- _Problem statement_
From the first line of the data below, copy each line up to the one containing "var n3Virtual = [-7.38, -4.56, -1.06, -0.61];", and include that line too.

# Start of Dataset section

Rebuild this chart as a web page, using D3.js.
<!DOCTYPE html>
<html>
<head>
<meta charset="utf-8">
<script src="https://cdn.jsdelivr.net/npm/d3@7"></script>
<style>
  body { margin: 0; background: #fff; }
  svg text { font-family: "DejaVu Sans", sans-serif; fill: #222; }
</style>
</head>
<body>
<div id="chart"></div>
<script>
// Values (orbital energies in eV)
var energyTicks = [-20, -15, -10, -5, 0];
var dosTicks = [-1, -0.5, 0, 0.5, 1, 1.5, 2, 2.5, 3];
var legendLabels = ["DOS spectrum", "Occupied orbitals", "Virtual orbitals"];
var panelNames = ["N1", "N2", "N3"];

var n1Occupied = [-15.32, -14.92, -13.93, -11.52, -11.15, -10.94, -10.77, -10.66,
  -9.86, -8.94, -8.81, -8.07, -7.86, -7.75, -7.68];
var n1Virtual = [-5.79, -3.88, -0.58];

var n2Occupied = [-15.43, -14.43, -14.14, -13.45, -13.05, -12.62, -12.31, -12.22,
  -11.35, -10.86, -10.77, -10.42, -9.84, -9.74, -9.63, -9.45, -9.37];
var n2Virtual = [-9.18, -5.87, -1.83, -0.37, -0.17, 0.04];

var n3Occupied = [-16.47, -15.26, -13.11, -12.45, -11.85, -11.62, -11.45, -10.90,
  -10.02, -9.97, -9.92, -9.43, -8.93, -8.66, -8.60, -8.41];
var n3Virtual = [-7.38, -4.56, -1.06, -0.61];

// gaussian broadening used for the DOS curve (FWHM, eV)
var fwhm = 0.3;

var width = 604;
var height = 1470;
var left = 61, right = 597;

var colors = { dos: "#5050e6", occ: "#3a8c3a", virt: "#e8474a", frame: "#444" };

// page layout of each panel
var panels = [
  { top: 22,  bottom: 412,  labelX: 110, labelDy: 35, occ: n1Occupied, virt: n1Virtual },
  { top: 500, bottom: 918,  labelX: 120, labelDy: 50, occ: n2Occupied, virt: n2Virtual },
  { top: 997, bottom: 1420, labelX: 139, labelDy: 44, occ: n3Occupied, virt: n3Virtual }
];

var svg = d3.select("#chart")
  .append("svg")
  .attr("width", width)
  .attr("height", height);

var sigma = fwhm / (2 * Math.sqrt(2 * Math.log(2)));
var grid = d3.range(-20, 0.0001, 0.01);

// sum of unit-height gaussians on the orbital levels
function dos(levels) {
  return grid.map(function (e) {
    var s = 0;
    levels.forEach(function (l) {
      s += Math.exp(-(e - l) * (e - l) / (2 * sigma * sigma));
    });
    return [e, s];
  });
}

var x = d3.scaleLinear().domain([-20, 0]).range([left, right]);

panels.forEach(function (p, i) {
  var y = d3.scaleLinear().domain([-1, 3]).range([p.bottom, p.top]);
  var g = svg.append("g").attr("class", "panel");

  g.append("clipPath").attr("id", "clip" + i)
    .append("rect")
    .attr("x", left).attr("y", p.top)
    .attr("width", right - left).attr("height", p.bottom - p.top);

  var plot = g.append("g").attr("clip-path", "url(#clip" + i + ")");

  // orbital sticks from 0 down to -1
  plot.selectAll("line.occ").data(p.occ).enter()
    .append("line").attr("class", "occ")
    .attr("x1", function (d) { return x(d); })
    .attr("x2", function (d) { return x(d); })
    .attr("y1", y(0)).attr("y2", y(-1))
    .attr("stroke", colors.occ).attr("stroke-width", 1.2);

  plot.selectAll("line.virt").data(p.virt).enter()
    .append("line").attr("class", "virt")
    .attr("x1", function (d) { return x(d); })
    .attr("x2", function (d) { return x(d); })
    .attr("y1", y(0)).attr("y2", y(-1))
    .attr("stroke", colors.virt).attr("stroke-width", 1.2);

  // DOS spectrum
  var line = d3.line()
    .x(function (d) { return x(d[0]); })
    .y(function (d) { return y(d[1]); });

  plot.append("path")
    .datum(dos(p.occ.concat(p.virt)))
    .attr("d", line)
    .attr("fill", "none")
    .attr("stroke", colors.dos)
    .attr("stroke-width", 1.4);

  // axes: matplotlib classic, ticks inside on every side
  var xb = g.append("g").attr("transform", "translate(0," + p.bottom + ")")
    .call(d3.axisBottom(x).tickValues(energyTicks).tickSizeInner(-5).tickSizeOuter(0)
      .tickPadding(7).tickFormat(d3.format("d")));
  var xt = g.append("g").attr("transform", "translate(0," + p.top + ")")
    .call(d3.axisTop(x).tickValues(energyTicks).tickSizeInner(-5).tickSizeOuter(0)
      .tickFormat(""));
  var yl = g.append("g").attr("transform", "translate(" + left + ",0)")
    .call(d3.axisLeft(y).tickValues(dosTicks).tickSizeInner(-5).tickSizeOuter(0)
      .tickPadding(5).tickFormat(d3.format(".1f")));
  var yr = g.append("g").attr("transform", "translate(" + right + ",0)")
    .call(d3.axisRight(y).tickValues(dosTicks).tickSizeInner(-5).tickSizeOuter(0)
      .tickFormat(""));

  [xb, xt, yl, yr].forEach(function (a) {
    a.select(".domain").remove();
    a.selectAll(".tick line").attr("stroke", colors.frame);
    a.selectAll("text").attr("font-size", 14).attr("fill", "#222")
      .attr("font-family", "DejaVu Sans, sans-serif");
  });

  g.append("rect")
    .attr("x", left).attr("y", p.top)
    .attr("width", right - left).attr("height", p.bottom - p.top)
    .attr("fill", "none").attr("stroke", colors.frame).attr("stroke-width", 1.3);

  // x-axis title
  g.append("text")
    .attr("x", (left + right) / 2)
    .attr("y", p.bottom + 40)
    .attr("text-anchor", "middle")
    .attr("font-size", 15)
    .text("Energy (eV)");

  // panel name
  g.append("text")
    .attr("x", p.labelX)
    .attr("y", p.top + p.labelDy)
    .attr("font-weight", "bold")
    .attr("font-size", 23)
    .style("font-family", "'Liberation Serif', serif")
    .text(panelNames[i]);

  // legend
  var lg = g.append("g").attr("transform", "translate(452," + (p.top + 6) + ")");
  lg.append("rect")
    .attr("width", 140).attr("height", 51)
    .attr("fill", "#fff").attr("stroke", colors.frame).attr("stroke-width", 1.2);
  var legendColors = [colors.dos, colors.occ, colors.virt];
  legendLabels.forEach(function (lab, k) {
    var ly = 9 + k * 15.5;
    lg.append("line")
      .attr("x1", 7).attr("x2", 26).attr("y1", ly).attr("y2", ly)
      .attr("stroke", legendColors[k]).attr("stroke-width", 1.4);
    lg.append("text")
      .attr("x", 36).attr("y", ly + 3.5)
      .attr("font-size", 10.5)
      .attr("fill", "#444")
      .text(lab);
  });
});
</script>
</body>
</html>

# End of Dataset section

- _Solution to this exercise_
Rebuild this chart as a web page, using D3.js.
<!DOCTYPE html>
<html>
<head>
<meta charset="utf-8">
<script src="https://cdn.jsdelivr.net/npm/d3@7"></script>
<style>
  body { margin: 0; background: #fff; }
  svg text { font-family: "DejaVu Sans", sans-serif; fill: #222; }
</style>
</head>
<body>
<div id="chart"></div>
<script>
// Values (orbital energies in eV)
var energyTicks = [-20, -15, -10, -5, 0];
var dosTicks = [-1, -0.5, 0, 0.5, 1, 1.5, 2, 2.5, 3];
var legendLabels = ["DOS spectrum", "Occupied orbitals", "Virtual orbitals"];
var panelNames = ["N1", "N2", "N3"];

var n1Occupied = [-15.32, -14.92, -13.93, -11.52, -11.15, -10.94, -10.77, -10.66,
  -9.86, -8.94, -8.81, -8.07, -7.86, -7.75, -7.68];
var n1Virtual = [-5.79, -3.88, -0.58];

var n2Occupied = [-15.43, -14.43, -14.14, -13.45, -13.05, -12.62, -12.31, -12.22,
  -11.35, -10.86, -10.77, -10.42, -9.84, -9.74, -9.63, -9.45, -9.37];
var n2Virtual = [-9.18, -5.87, -1.83, -0.37, -0.17, 0.04];

var n3Occupied = [-16.47, -15.26, -13.11, -12.45, -11.85, -11.62, -11.45, -10.90,
  -10.02, -9.97, -9.92, -9.43, -8.93, -8.66, -8.60, -8.41];
var n3Virtual = [-7.38, -4.56, -1.06, -0.61];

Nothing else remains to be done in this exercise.